Filistin’in özgür bir devlet kurması için gerekli adımların atılması yönünde kararlar alınacağını söyleyen Xi, sorunların çözümüne ilişkin dört maddelik bir öneri sunduğunu açıkladı.
Çin Devlet Başkanı Xi Jinping’in İsrail-Filistin meselesine yönelik önerisi şu şekilde:
- “Filistin'in özgür bir devlet kurmasında kararlı olunmalı ve Filistin ile İsrail bu doğru yolda buluşmalı. 1967'de kurulan ve başkenti Doğu Kudüs olan Filistin'in ulusal özgürlüğü, Filistin halkının elinden alınamayacak en doğal hakkıdır ve iki ülke arasındaki sorunun çözümünde ön koşuldur.
- Sorunun barışçıl yollardan çözümünde müzakere, tek yol haline gelmelidir. İki ülke zamanın gereklerine uygun davranarak barış yolunu seçmelidir. Öncelikle bölgede yeni yerleşim yerleri inşası derhal durdurulmalı, masum halka şiddet uygulanmaya son verilmeli, Gazze kuşatması kaldırılmalı ve tutuklu Filistinliler gibi problemlerde gerekli adımlar atılmalı, böylece ülkelerin diyalog sürecine tekrar başlamasına uygun şartlar oluşturulmalıdır.

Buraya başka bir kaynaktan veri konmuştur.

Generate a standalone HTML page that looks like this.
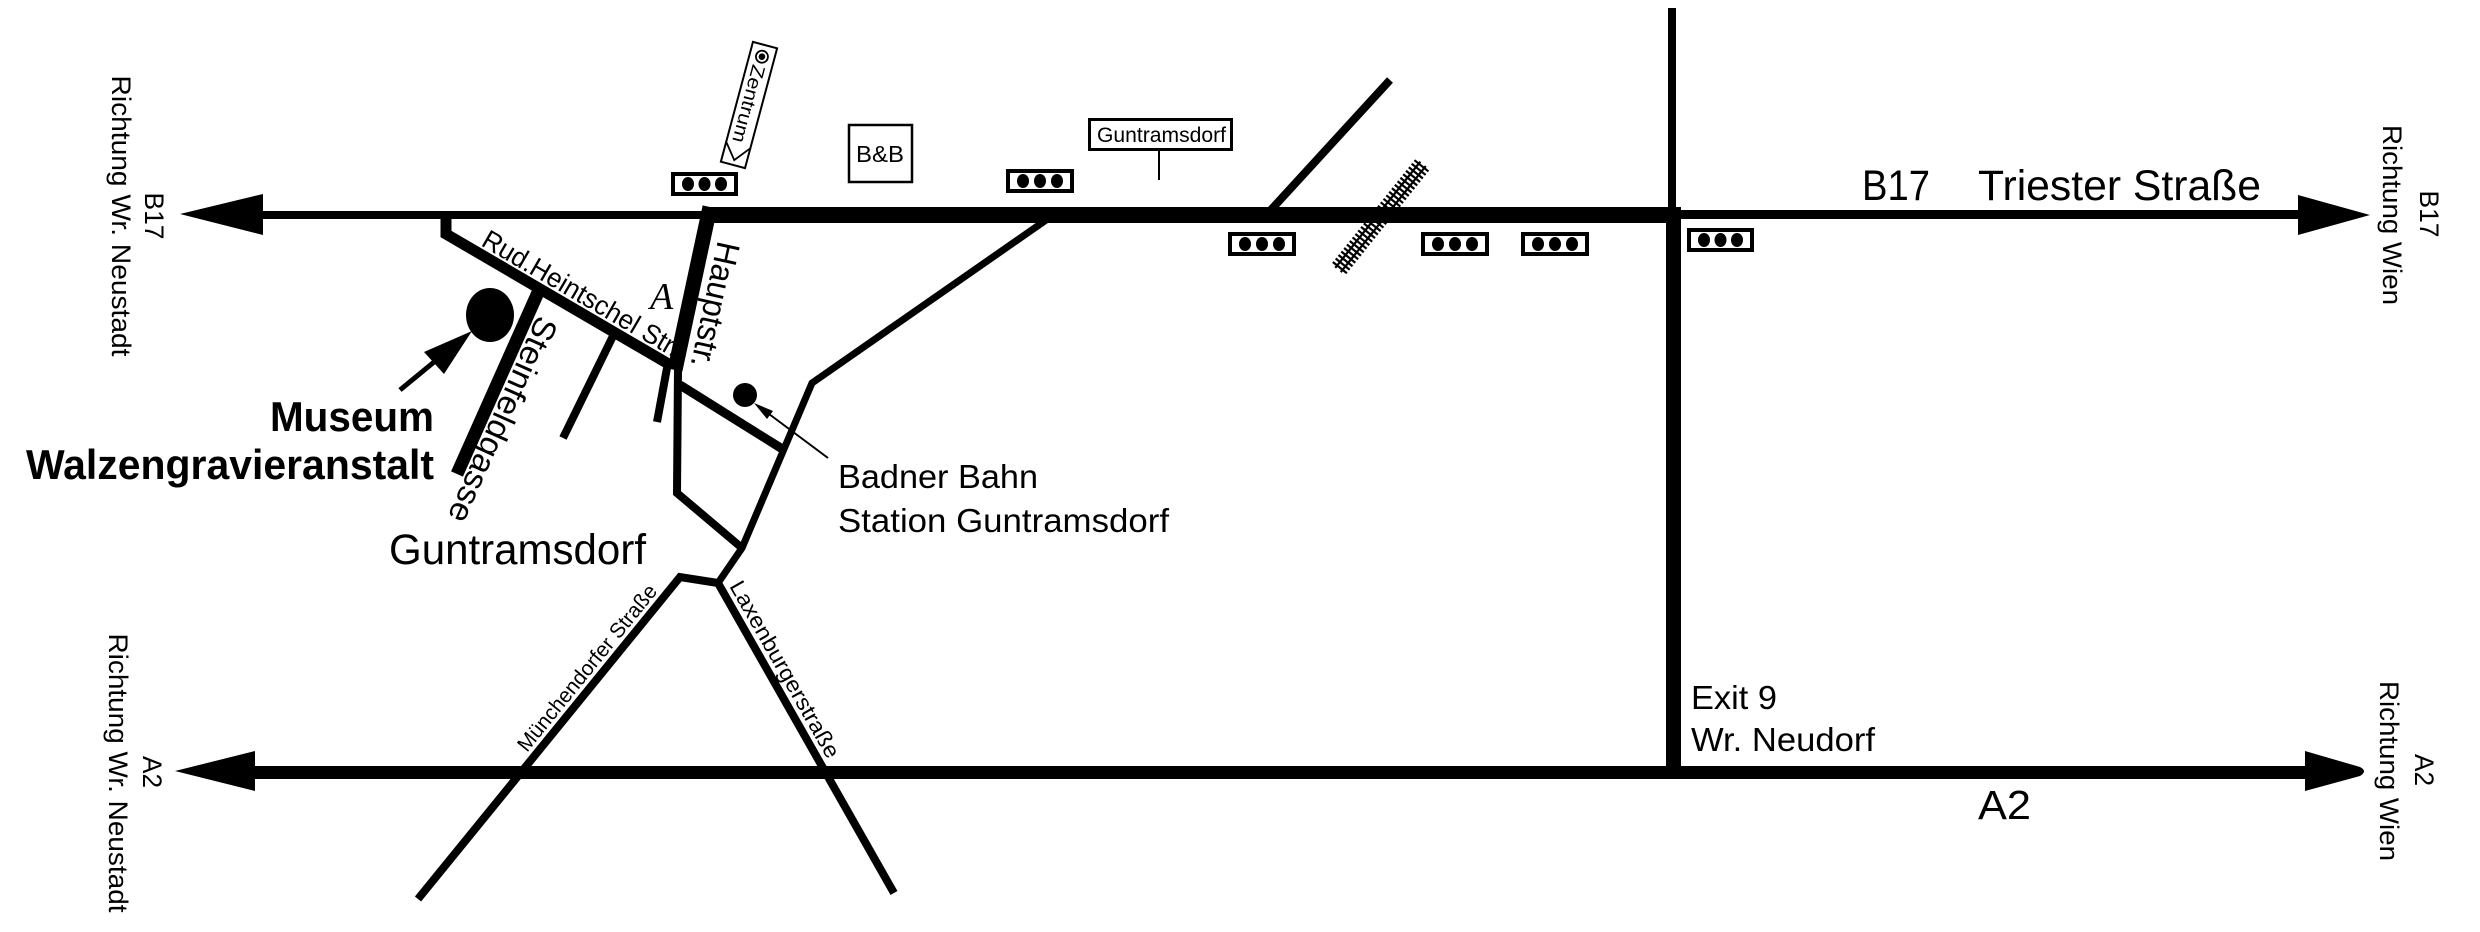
<!DOCTYPE html>
<html>
<head>
<meta charset="utf-8">
<style>
  html, body { margin: 0; padding: 0; background: #fff; }
  svg { display: block; }
  text { font-family: "Liberation Sans", Arial, sans-serif; fill: #000; }
</style>
</head>
<body>
<svg width="2480" height="932" viewBox="0 0 2480 932" xmlns="http://www.w3.org/2000/svg">
  <rect width="2480" height="932" fill="#fff"/>

  <!-- ===== B17 main road ===== -->
  <rect x="258" y="211" width="452" height="8" fill="#000"/>
  <rect x="703" y="207" width="978" height="16" fill="#000"/>
  <rect x="1675" y="210" width="626" height="9" fill="#000"/>
  <polygon points="180,214 263,194 263,235" fill="#000"/>
  <polygon points="2370,215 2298,195 2298,235" fill="#000"/>

  <!-- vertical road (Exit 9) -->
  <rect x="1668" y="8" width="8" height="205" fill="#000"/>
  <rect x="1666" y="207" width="15" height="572" fill="#000"/>

  <!-- ===== A2 ===== -->
  <rect x="250" y="766" width="2060" height="13" fill="#000"/>
  <polygon points="175,771 255,751 255,791" fill="#000"/>
  <path d="M2305,751 L2360,767 Q2368,771 2360,776 L2305,791 Z" fill="#000"/>

  <!-- ===== local roads ===== -->
  <g stroke="#000" fill="none" stroke-linecap="butt" stroke-linejoin="miter">
    <line x1="710" y1="207" x2="675" y2="370" stroke-width="15"/>
    <polyline points="446,217 446,234 672,366" stroke-width="11"/>
    <line x1="540" y1="288" x2="457" y2="474" stroke-width="13"/>
    <line x1="614" y1="334" x2="563" y2="438" stroke-width="8"/>
    <line x1="667" y1="368" x2="657" y2="422" stroke-width="8"/>
    <polyline points="678,368 677,493 742,548" stroke-width="8"/>
    <line x1="680" y1="385" x2="784" y2="450" stroke-width="9"/>
    <polyline points="1049,218 812,383 742,548 718,583" stroke-width="7"/>
    <polyline points="718,583 680,577 418,899" stroke-width="8"/>
    <line x1="718" y1="583" x2="894" y2="893" stroke-width="8"/>
    <line x1="1269" y1="212" x2="1390" y2="80" stroke-width="8"/>
  </g>

  <!-- railway -->
  <g transform="translate(1338,270) rotate(-51.3)" stroke="#000" fill="none">
    <line x1="0" y1="-3.5" x2="136" y2="-3.5" stroke-width="2.2"/>
    <line x1="0" y1="3.5" x2="136" y2="3.5" stroke-width="2.2"/>
    <path stroke-width="2.2" d="M3,-9V9M7.5,-9V9M12,-9V9M16.5,-9V9M21,-9V9M25.5,-9V9M30,-9V9M34.5,-9V9M39,-9V9M43.5,-9V9M48,-9V9M52.5,-9V9M57,-9V9M61.5,-9V9M66,-9V9M70.5,-9V9M75,-9V9M79.5,-9V9M84,-9V9M88.5,-9V9M93,-9V9M97.5,-9V9M102,-9V9M106.5,-9V9M111,-9V9M115.5,-9V9M120,-9V9M124.5,-9V9M129,-9V9M133.5,-9V9"/>
  </g>

  <!-- Museum dot + arrow -->
  <ellipse cx="490" cy="315" rx="24" ry="27" fill="#000"/>
  <line x1="400" y1="390" x2="445" y2="353" stroke="#000" stroke-width="5"/>
  <polygon points="472,331 424,352 444,374" fill="#000"/>

  <!-- Badner Bahn dot + arrow -->
  <circle cx="745" cy="395" r="12" fill="#000"/>
  <line x1="828" y1="458" x2="765" y2="411" stroke="#000" stroke-width="2"/>
  <polygon points="754,403 773,411 767,419" fill="#000"/>

  <!-- traffic lights -->
  <g>
    <g transform="translate(671,172)">
      <rect width="67" height="24" fill="#000"/><rect x="4" y="4" width="59" height="16" fill="#fff"/>
      <ellipse cx="17" cy="12" rx="6" ry="7" fill="#000"/><ellipse cx="33.5" cy="12" rx="6" ry="7" fill="#000"/><ellipse cx="50" cy="12" rx="6" ry="7" fill="#000"/>
    </g>
    <g transform="translate(1006,169)">
      <rect width="68" height="24" fill="#000"/><rect x="4" y="4" width="60" height="16" fill="#fff"/>
      <ellipse cx="17" cy="12" rx="6" ry="7" fill="#000"/><ellipse cx="34" cy="12" rx="6" ry="7" fill="#000"/><ellipse cx="51" cy="12" rx="6" ry="7" fill="#000"/>
    </g>
    <g transform="translate(1228,232)">
      <rect width="68" height="24" fill="#000"/><rect x="4" y="4" width="60" height="16" fill="#fff"/>
      <ellipse cx="17" cy="12" rx="6" ry="7" fill="#000"/><ellipse cx="34" cy="12" rx="6" ry="7" fill="#000"/><ellipse cx="51" cy="12" rx="6" ry="7" fill="#000"/>
    </g>
    <g transform="translate(1421,232)">
      <rect width="68" height="24" fill="#000"/><rect x="4" y="4" width="60" height="16" fill="#fff"/>
      <ellipse cx="17" cy="12" rx="6" ry="7" fill="#000"/><ellipse cx="34" cy="12" rx="6" ry="7" fill="#000"/><ellipse cx="51" cy="12" rx="6" ry="7" fill="#000"/>
    </g>
    <g transform="translate(1521,232)">
      <rect width="68" height="24" fill="#000"/><rect x="4" y="4" width="60" height="16" fill="#fff"/>
      <ellipse cx="17" cy="12" rx="6" ry="7" fill="#000"/><ellipse cx="34" cy="12" rx="6" ry="7" fill="#000"/><ellipse cx="51" cy="12" rx="6" ry="7" fill="#000"/>
    </g>
    <g transform="translate(1687,228)">
      <rect width="67" height="24" fill="#000"/><rect x="4" y="4" width="59" height="16" fill="#fff"/>
      <ellipse cx="17" cy="12" rx="6" ry="7" fill="#000"/><ellipse cx="33.5" cy="12" rx="6" ry="7" fill="#000"/><ellipse cx="50" cy="12" rx="6" ry="7" fill="#000"/>
    </g>
  </g>

  <!-- Zentrum sign -->
  <g transform="translate(749,105) rotate(15)">
    <rect x="-12.5" y="-62" width="25" height="124" fill="#fff" stroke="#000" stroke-width="2"/>
    <circle cx="0" cy="-50" r="6" fill="none" stroke="#000" stroke-width="1.8"/>
    <circle cx="0" cy="-50" r="3.3" fill="#000"/>
    <text transform="rotate(90)" x="-41" y="7" font-size="19" textLength="80" lengthAdjust="spacingAndGlyphs">Zentrum</text>
    <polyline points="-12,42 0,57 12,42" fill="none" stroke="#000" stroke-width="1.8"/>
  </g>

  <!-- B&B -->
  <rect x="849" y="125" width="63" height="57" fill="#fff" stroke="#000" stroke-width="2.5"/>
  <text x="856" y="162" font-size="23" textLength="48" lengthAdjust="spacingAndGlyphs">B&amp;B</text>

  <!-- Guntramsdorf sign -->
  <rect x="1089.5" y="119.5" width="142" height="30" fill="#fff" stroke="#000" stroke-width="3"/>
  <text x="1097" y="142" font-size="21" textLength="129" lengthAdjust="spacingAndGlyphs">Guntramsdorf</text>
  <line x1="1159" y1="150" x2="1159" y2="180" stroke="#000" stroke-width="2"/>

  <!-- Apotheke symbol -->
  <text x="650" y="309" font-size="38" style="font-family:'Liberation Serif',serif;font-style:italic">A</text>

  <!-- street labels -->
  <text transform="translate(480,245) rotate(30.2)" font-size="27" textLength="224" lengthAdjust="spacingAndGlyphs">Rud.Heintschel Str.</text>
  <text transform="translate(718,240) rotate(102.4)" font-size="33" textLength="128" lengthAdjust="spacingAndGlyphs">Hauptstr.</text>
  <text transform="translate(538,314) rotate(114.1)" font-size="33" textLength="222" lengthAdjust="spacingAndGlyphs">Steinfeldgasse</text>
  <text transform="translate(527,753) rotate(-50.9)" font-size="21" textLength="208" lengthAdjust="spacingAndGlyphs">Münchendorfer Straße</text>
  <text transform="translate(729,586) rotate(60.4)" font-size="22" textLength="200" lengthAdjust="spacingAndGlyphs">Laxenburgerstraße</text>

  <!-- big labels -->
  <text x="434" y="431" font-size="42" font-weight="bold" text-anchor="end" textLength="164" lengthAdjust="spacingAndGlyphs">Museum</text>
  <text x="26" y="479" font-size="42" font-weight="bold" textLength="408" lengthAdjust="spacingAndGlyphs">Walzengravieranstalt</text>
  <text x="389" y="564" font-size="43" textLength="257" lengthAdjust="spacingAndGlyphs">Guntramsdorf</text>
  <text x="838" y="488" font-size="33" textLength="200" lengthAdjust="spacingAndGlyphs">Badner Bahn</text>
  <text x="838" y="532" font-size="33" textLength="331" lengthAdjust="spacingAndGlyphs">Station Guntramsdorf</text>
  <text x="1862" y="200" font-size="43" textLength="68" lengthAdjust="spacingAndGlyphs">B17</text>
  <text x="1978" y="200" font-size="43" textLength="283" lengthAdjust="spacingAndGlyphs">Triester Straße</text>
  <text x="1691" y="709" font-size="33" textLength="86" lengthAdjust="spacingAndGlyphs">Exit 9</text>
  <text x="1691" y="751" font-size="33" textLength="184" lengthAdjust="spacingAndGlyphs">Wr. Neudorf</text>
  <text x="1978" y="819" font-size="41" textLength="53" lengthAdjust="spacingAndGlyphs">A2</text>

  <!-- rotated direction labels -->
  <text transform="translate(145,216) rotate(90)" font-size="27" text-anchor="middle" textLength="47" lengthAdjust="spacingAndGlyphs">B17</text>
  <text transform="translate(112,216) rotate(90)" font-size="27" text-anchor="middle" textLength="281" lengthAdjust="spacingAndGlyphs">Richtung Wr. Neustadt</text>

  <text transform="translate(2420,214) rotate(90)" font-size="27" text-anchor="middle" textLength="47" lengthAdjust="spacingAndGlyphs">B17</text>
  <text transform="translate(2383,215) rotate(90)" font-size="27" text-anchor="middle" textLength="180" lengthAdjust="spacingAndGlyphs">Richtung Wien</text>

  <text transform="translate(143,772) rotate(90)" font-size="27" text-anchor="middle" textLength="32" lengthAdjust="spacingAndGlyphs">A2</text>
  <text transform="translate(109,773) rotate(90)" font-size="27" text-anchor="middle" textLength="279" lengthAdjust="spacingAndGlyphs">Richtung Wr. Neustadt</text>

  <text transform="translate(2415,770) rotate(90)" font-size="27" text-anchor="middle" textLength="32" lengthAdjust="spacingAndGlyphs">A2</text>
  <text transform="translate(2380,771) rotate(90)" font-size="27" text-anchor="middle" textLength="180" lengthAdjust="spacingAndGlyphs">Richtung Wien</text>
</svg>
</body>
</html>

- Toprakların iade edilerek barışın sağlanması yönündeki prensip üzerinde kararlı olunmalıdır. BM'nin ilgili kararı uyarınca Arap Birliği inisiyatifinin elde etmiş olduğu mevcut temel üzerinde, kapsamlı bir şekilde Orta Doğu barış sürecinin ileriye götürülmesi yönünde yol alınmalıdır.
- Uluslararası toplum, barış sürecinin önemli bir garantörü olmalı ve Filistin sorununda sorumluluk ve aciliyet duygusunu artırmalıdır. Uluslararası toplum ayrıca, aktif bir şekilde sorunun çözümünde taraflara telkinde bulunmalı ve Filistin'e eğitim yardımı ve ekonomik yardımlar yapmalıdır."
Çin ve Filistin arasındaki temasların ve “iki eski dost” ülkenin ilişkilerini pekiştirmesinin özellikle İsrail- Filistin arasındaki gerilime olumlu yönde yansıması bekleniyor.
Çin’in ara buluculuğunda Suudi Arabistan ve İran devletlerinin yeniden diplomatik ilişkilere başlaması, bu sürece iyi bir örnek olarak öne çıkıyor.
İlerleyen dönemde dünyada daha fazla söz sahibi olması beklenen Çin, özellikle Orta Doğu ve Körfez ülkeleriyle kurduğu ikili ilişkiler ve imzasını attığı projeler ile ABD hegemonyasına dayanan “tek kutuplu dünya” tezinin yıkılmasına öncü ülkelerden biri konumunda bulunuyor.